Chopping up the whole oats help to speed up the cooking process considerably while retaining the chewy characteristic.

Great for: People with less time, yet enjoy a nice bowl of chewy oats.

Cooking time: 20-30 minutes.

Texture when cooked with water: Chewy and coarse.

Scottish oats

Closeup picture of Scottish oats.

Scottish oats are neither rolled nor cut; they are ground by stone mills. The result is oatmeal that varies in texture, ranging from powder to bits of oats, which are definitely not as uniform in appearance as compared to steel-cut oats.

When made into porridge, Scottish oats produce a range of mouthfeel: the powdery oatmeal makes the porridge sticky, while the bigger pieces of oats retain its bite.

Great for: People who have some time on their hands, like their oats a little creamy yet still be able to chew on tiny bits of oats.

Cooking time: 10-15 minutes.

Texture when cooked with water: Creamy with bite.

Rolled oats

Closeup picture of rolled oats.

Whole oat groats are steamed to soften them before they are rolled into flat discs, forming rolled oats. This process also stabilises the oils in the oats, so that they stay fresh for longer.

Compared to steel-cut oats, rolled oats cook faster and absorb more liquid. They also hold their shape rather well during cooking.

Great for: People who have some time on their hands, like their oats a little creamy yet still be able to chew on tiny bits of oats.

Cooking time: 10-20 minutes.

Texture when cooked with water: Soft, chewy and slightly creamy.

Quick oats

Closeup picture of quick oats.

Quick oats are rolled oats that have been steamed longer and rolled flatter. The precooking and larger surface area help the quick oats to cook, well, quickly.

As opposed to instant oats, quick oats tend to have only one ingredient – oats.

Great for: People who want a quick bowl of stove-cooked oats with fresh ingredients and without the fuss.

Cooking time: 1-5 minutes.

Texture when cooked with water: Creamy and mushy.

Instant oats

Closeup picture of instant oats.

Instant oats are made to cook quickly in a microwave oven or with boiling water. They are quick oats that are steamed even longer and milled even finer. Instant oats are basically pre-cooked, dehydrated oat flakes.

Many instant oats come with other ingredients, such as sugar, creamer and flavouring.

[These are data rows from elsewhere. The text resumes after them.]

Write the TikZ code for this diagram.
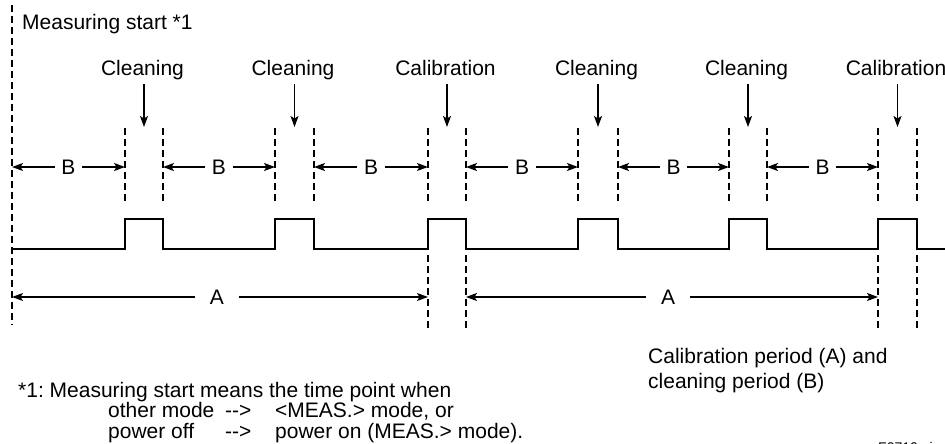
\documentclass[tikz,border=0pt]{standalone}
\usepackage{fontspec}
\setmainfont{Liberation Sans}
\usetikzlibrary{arrows.meta}
\frenchspacing
\begin{document}
\begin{tikzpicture}[x=1pt,y=-1pt,
  txt/.style={font=\fontsize{21}{24}\selectfont, inner sep=0pt},
  small/.style={font=\fontsize{14}{16}\selectfont, inner sep=0pt},
  dsh/.style={line width=1.8pt, dash pattern=on 7pt off 4pt},
  sig/.style={line width=2.6pt, line join=miter, line cap=butt},
  arr/.style={line width=1.3pt, -{Stealth[length=11pt,width=8pt,inset=2.5pt]}},
  lbl/.style={txt, fill=white, inner ysep=2pt}
  ]
\useasboundingbox (0,0) rectangle (945,444);

% start line
\draw[dsh] (12,5) -- (12,325);
\node[txt, anchor=base west] (start) at (22,30) {Measuring start *1};

% signal
\draw[sig] (12,249) -- (125,249) -- (125,219) -- (163,219) -- (163,249)
  -- (275,249) -- (275,219) -- (314,219) -- (314,249)
  -- (428,249) -- (428,219) -- (466,219) -- (466,249)
  -- (578,249) -- (578,219) -- (618,219) -- (618,249)
  -- (729,249) -- (729,219) -- (767,219) -- (767,249)
  -- (878,249) -- (878,219) -- (917,219) -- (917,249) -- (945,249);

% upper dashed lines, labels and arrows
\foreach \i/\a/\b/\t in {1/125/163/Cleaning, 2/275/314/Cleaning, 3/428/466/Calibration,
                         4/578/618/Cleaning, 5/729/767/Cleaning, 6/878/917/Calibration}{
  \draw[dsh] (\a,128) -- (\a,203);
  \draw[dsh] (\b,128) -- (\b,203);
  \node[txt, anchor=base] (L\i) at ({(\a+\b)/2-1.5},75) {\t};
  \coordinate (T\i) at ({(\a+\b)/2},127);
  \draw[arr] ([yshift=-9pt]L\i.base -| T\i) -- (T\i);
}

% lower dashed lines at calibration
\foreach \x in {428,466,878,917}{
  \draw[dsh] (\x,255) -- (\x,330);
}

% B arrows
\foreach \i/\a/\b in {1/12/125, 2/163/275, 3/314/428, 4/466/578, 5/618/729, 6/767/878}{
  \node[lbl, inner xsep=6.5pt] (B\i) at ({(\a+\b)/2},167) {B};
  \coordinate (BL\i) at (\a,167);
  \coordinate (BR\i) at (\b,167);
  \draw[arr] (B\i.west) -- (BL\i);
  \draw[arr] (B\i.east) -- (BR\i);
}

% A arrows
\foreach \i/\a/\b/\m in {1/12/428/217, 2/466/878/668}{
  \node[lbl, inner xsep=14.5pt] (A\i) at (\m,297) {A};
  \coordinate (AL\i) at (\a,297);
  \coordinate (AR\i) at (\b,297);
  \draw[arr] (A\i.west) -- (AL\i);
  \draw[arr] (A\i.east) -- (AR\i);
}

% caption
\node[txt, anchor=base west] (cap1) at (648,363) {Calibration period (A) and};
\node[txt, anchor=base west] (cap2) at (648,388) {cleaning period (B)};

% footnote
\node[txt, anchor=base west] (f1) at (18,397) {*1: Measuring start means the time point when};
\node[txt, anchor=base west] (f2a) at (108,417) {other mode};
\node[txt, anchor=base west] (f2b) at (225,417) {-{}-{}>};
\node[txt, anchor=base west] (f2c) at (275,417) {<MEAS.> mode, or};
\node[txt, anchor=base west] (f3a) at (108,438) {power off};
\node[txt, anchor=base west] (f3b) at (225,438) {-{}-{}>};
\node[txt, anchor=base west] (f3c) at (275,438) {power on (MEAS.> mode).};

\node[small, anchor=base west] (fig) at (878,452) {F0710.ai};
\end{tikzpicture}
\end{document}
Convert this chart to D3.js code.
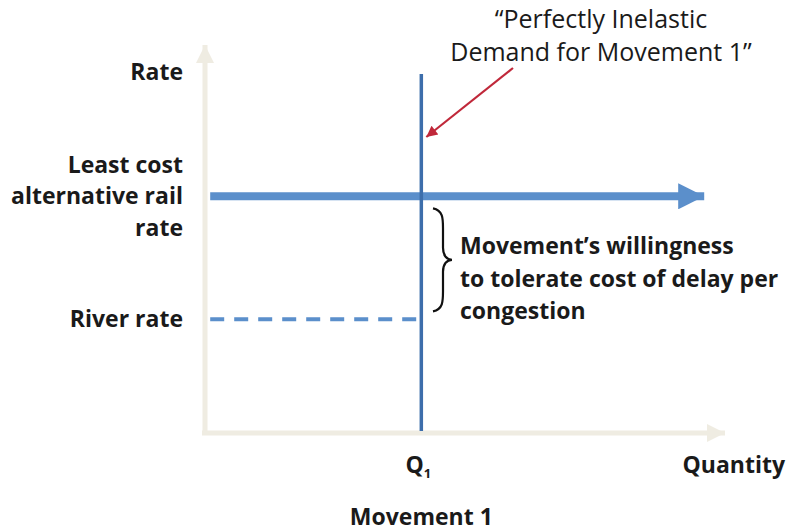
<!DOCTYPE html>
<html lang="en">
<head>
    <meta charset="UTF-8" />
    <script src="https://d3js.org/d3.v7.min.js"></script>
    <title>Perfectly Inelastic Demand</title>
    <style>
        body { margin: 0; background: #fff; }
        text { font-family: "Open Sans", Lato, sans-serif; fill: #1a1a1a; }
    </style>
</head>
<body>
<div id="my_chart"></div>
<script>
    // chart values (abstract units on 0..10 axes)
    var rateLabels = [["Least cost", "alternative rail", "rate"], ["River rate"]];
    var rateValues = [6.1, 2.93];
    var quantityLabel = "Q";
    var quantityValue = 4.16;
    var demandTop = 9.25;
    var braceNote = ["Movement\u2019s willingness", "to tolerate cost of delay per", "congestion"];
    var calloutText = ["\u201cPerfectly Inelastic", "Demand for Movement 1\u201d"];

    var width = 793, height = 531;
    var fs = 23; // bold label size

    const svg = d3.select("#my_chart").append("svg")
        .attr("width", width).attr("height", height);

    const x = d3.scaleLinear().domain([0, 10]).range([205, 725]);
    const y = d3.scaleLinear().domain([0, 10]).range([433, 45]);

    const defs = svg.append("defs");
    function marker(id, color, w, h) {
        defs.append("marker").attr("id", id)
            .attr("viewBox", "0 0 10 10").attr("refX", 10).attr("refY", 5)
            .attr("markerUnits", "userSpaceOnUse")
            .attr("markerWidth", w).attr("markerHeight", h)
            .attr("orient", "auto")
            .append("path").attr("d", "M0,0L10,5L0,10Z").attr("fill", color);
    }
    marker("axisHead", "#efece2", 18, 22);
    marker("railHead", "#5b8fcb", 30, 26);
    marker("redHead", "#c0283a", 14, 11);

    // axes
    svg.append("line")
        .attr("x1", x(0)).attr("y1", y(0) + 2)
        .attr("x2", x(0)).attr("y2", y(10))
        .attr("stroke", "#efece2").attr("stroke-width", 5)
        .attr("marker-end", "url(#axisHead)");
    svg.append("line")
        .attr("x1", x(0) - 3).attr("y1", y(0))
        .attr("x2", x(10)).attr("y2", y(0))
        .attr("stroke", "#efece2").attr("stroke-width", 5)
        .attr("marker-end", "url(#axisHead)");

    // river rate (dashed)
    svg.append("line")
        .attr("x1", x(0.1)).attr("y1", y(rateValues[1]))
        .attr("x2", x(quantityValue)).attr("y2", y(rateValues[1]))
        .attr("stroke", "#5b8fcb").attr("stroke-width", 4)
        .attr("stroke-dasharray", "14,10");

    // least cost rail rate arrow
    svg.append("line")
        .attr("x1", x(0.1)).attr("y1", y(rateValues[0]))
        .attr("x2", x(9.6)).attr("y2", y(rateValues[0]))
        .attr("stroke", "#5b8fcb").attr("stroke-width", 8)
        .attr("marker-end", "url(#railHead)");

    // demand line
    svg.append("line")
        .attr("x1", x(quantityValue)).attr("y1", y(0) - 2)
        .attr("x2", x(quantityValue)).attr("y2", y(demandTop))
        .attr("stroke", "#3d6eab").attr("stroke-width", 3.5);

    // callout arrow
    svg.append("line")
        .attr("x1", 513).attr("y1", 68)
        .attr("x2", x(quantityValue) + 5).attr("y2", 137)
        .attr("stroke", "#c0283a").attr("stroke-width", 2.2)
        .attr("marker-end", "url(#redHead)");

    svg.selectAll(".callout").data(calloutText).enter().append("text")
        .attr("x", 601).attr("y", (d, i) => 28 + i * 33)
        .attr("text-anchor", "middle").attr("font-size", 25)
        .attr("fill", "#333").text(d => d);

    // left labels
    svg.append("text").attr("x", 183).attr("y", 80)
        .attr("text-anchor", "end").attr("font-size", fs).attr("font-weight", "bold")
        .text("Rate");
    rateLabels.forEach((lines, k) => {
        var cy = y(rateValues[k]);
        var n = lines.length;
        lines.forEach((t, i) => {
            svg.append("text").attr("x", 183)
                .attr("y", cy + 8 + (i - (n - 1) / 2) * 31.5)
                .attr("text-anchor", "end").attr("font-size", fs).attr("font-weight", "bold")
                .text(t);
        });
    });

    // x labels
    var q = svg.append("text").attr("x", x(quantityValue) - 3).attr("y", 473)
        .attr("text-anchor", "middle").attr("font-size", fs).attr("font-weight", "bold");
    q.append("tspan").text(quantityLabel);
    q.append("tspan").attr("font-size", 13).attr("dy", 5).text("1");
    svg.append("text").attr("x", 785).attr("y", 473)
        .attr("text-anchor", "end").attr("font-size", fs).attr("font-weight", "bold")
        .text("Quantity");
    svg.append("text").attr("x", x(quantityValue)).attr("y", 525)
        .attr("text-anchor", "middle").attr("font-size", fs).attr("font-weight", "bold")
        .text("Movement 1");

    // brace between rail rate and river rate
    var b0 = y(rateValues[0]) + 12, b1 = y(rateValues[1]) - 8, bm = (b0 + b1) / 2, bx = 433;
    svg.append("path")
        .attr("d", `M${bx},${b0} C${bx + 10},${b0 + 2} ${bx + 10},${b0 + 10} ${bx + 10},${b0 + 20}
            L${bx + 10},${bm - 12} C${bx + 10},${bm - 4} ${bx + 14},${bm} ${bx + 19},${bm}
            C${bx + 14},${bm} ${bx + 10},${bm + 4} ${bx + 10},${bm + 12}
            L${bx + 10},${b1 - 20} C${bx + 10},${b1 - 10} ${bx + 10},${b1 - 2} ${bx},${b1}`)
        .attr("fill", "none").attr("stroke", "#111").attr("stroke-width", 2.2);

    svg.selectAll(".note").data(braceNote).enter().append("text")
        .attr("x", 460).attr("y", (d, i) => 254 + i * 32.5)
        .attr("font-size", fs).attr("font-weight", "bold")
        .text(d => d);
</script>
</body>
</html>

Great for: People who don’t have much time and need their oat fix immediately.

Cooking time: 2-3 minutes.

Texture when cooked with water: Smooth and creamy.

Oat flour

Oat flour in a bowl.
Credit: Shutterstock

Because of how fine oat flour is, it is the fastest digesting oat of the lot.

Unlike the other forms of oats, oat flour is usually used as a complement to thicken soups or stews, or for baking.

Great for: Baking or thickening soups and stews.

Cooking time: negligible.

Texture when cooked with water: Smooth and creamy.